LIMA Indigenous leaders and rights groups in Peru are expressing disappointment with President Ollanta Humala's plan to encourage oil exploration in the Amazon and want the leftist leader to safeguard tribal lands.
The new head of Peru's oil agency has said Peru hopes to attract up to $20 billion in petroleum and gas investment in the next five years, more than the $6.2 billion the sector brought in under former President Alan Garcia.
Garcia's term was marred by frequent clashes with indigenous groups over laws aimed at opening ancestral lands to foreign investors. Tensions with police often erupted in violence, at times turning deadly. Indigenous communities had thought Humala, who championed the glory of the Incan empire during the campaign, would be different.
But the former anti-capitalist radical has reinvented himself as a moderate and is now wooing the foreign investors he once railed against.
Indigenous groups, who have not made the political inroads of their peers in neighboring Bolivia and Ecuador, now fear Humala will put finding new energy for Peru's surging economy ahead of preserving their lands.
"The communities had entrusted this government to oversee a real, profound change," said Alberto Pizango, head of Peru's most important indigenous rights group in the Amazon, AIDESEP. "But Humala has altered his discourse, leading the people to say this government will just be more of the same."
Pizango criticized Humala for designating Carlos Herrera, an engineer, as mine and energy minister. Pizango says Herrera showed little concern for indigenous people when he approved petroleum concessions during the first time he held the post in 2000.
Humala's defenders, however, praise him for backing a proposed measure that would require firms to hold consultation meetings with local communities before drilling for oil or mining near their homes. Passing the consultation law has long been a priority for indigenous leaders.
The measure, which was passed by Congress but vetoed by Garcia last year, would put Peru in compliance with a U.N. convention on indigenous peoples that Peru signed in 1989.
Aurelio Ochoa, an Humala appointee in charge of energy concessions, told Reuters he personally supports the proposed consultation law.
Pizango said enacting a consultation law would give indigenous communities more influence over how their lands are used but might not be enough to curb widespread opposition to energy extraction in the Amazon.
More than 200 towns have organized to stop mining or oil projects in Peru. In numerous cases, violence has erupted, causing at least 100 deaths in the past 3-1/2 years, according to the government's human rights office.
The conflicts threaten to delay some of the $50 billion companies plan to spend on natural resource projects in Peru over the next decade.
A clash between police and indigenous protesters in the northern Amazon town of Bagua killed 33 people in June 2009, the low point of Garcia's presidency. His government accused Pizango of fomenting the violence and blamed leftist presidents in the region for encouraging the unrest.

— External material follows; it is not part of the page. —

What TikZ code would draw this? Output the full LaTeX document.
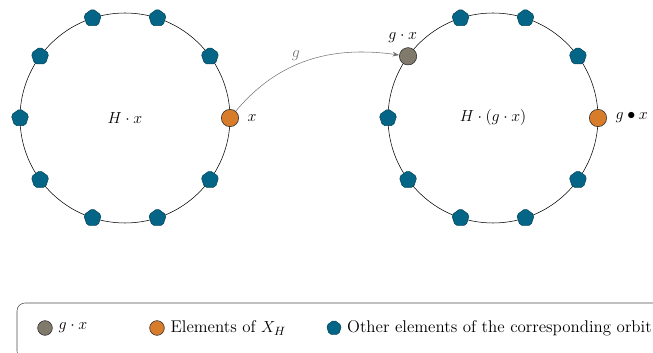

"I feel the people are increasingly convinced that the only way to be heard is through their protests," Pizango said. "They want an end to traditional politics ... not just dialogue."
Others worry that tribes living in voluntary isolation from the outside world would suffer if virgin lands are opened up to drilling and mining.
Peru is home to one of the world's largest populations of so-called uncontacted tribes, advocacy groups say.
Peru has set up reserves to protect tribes that live in voluntary isolation. But Garcia's government said in some cases drilling was permitted in reserves, frustrating activists.
Humala's views on the reserves are not yet known, but activists working in the region are not especially optimistic.
"I'm not convinced Humala's going to stand up for people who don't have any power," said Gregor MacLennan of the group Amazon Watch. "I'm concerned about what's happening to the whole region. It's going to reach a tipping point."
The international advocacy group has complained that Pluspetrol, which operates two lots on the Camisea natural gas fields, explores inside reserve areas. Pluspetrol declined immediate comment.
Ochoa, the geologist managing concessions for Humala, says the reserves will be treated with "total respect" but he does plan to aggressively promote exploratory drilling in Peru, which he considers a "semi-explored" petroleum landscape.
"Remember that there are different types of reserves," he said. "There are some that are untouched and virgin, but others can see some extraction."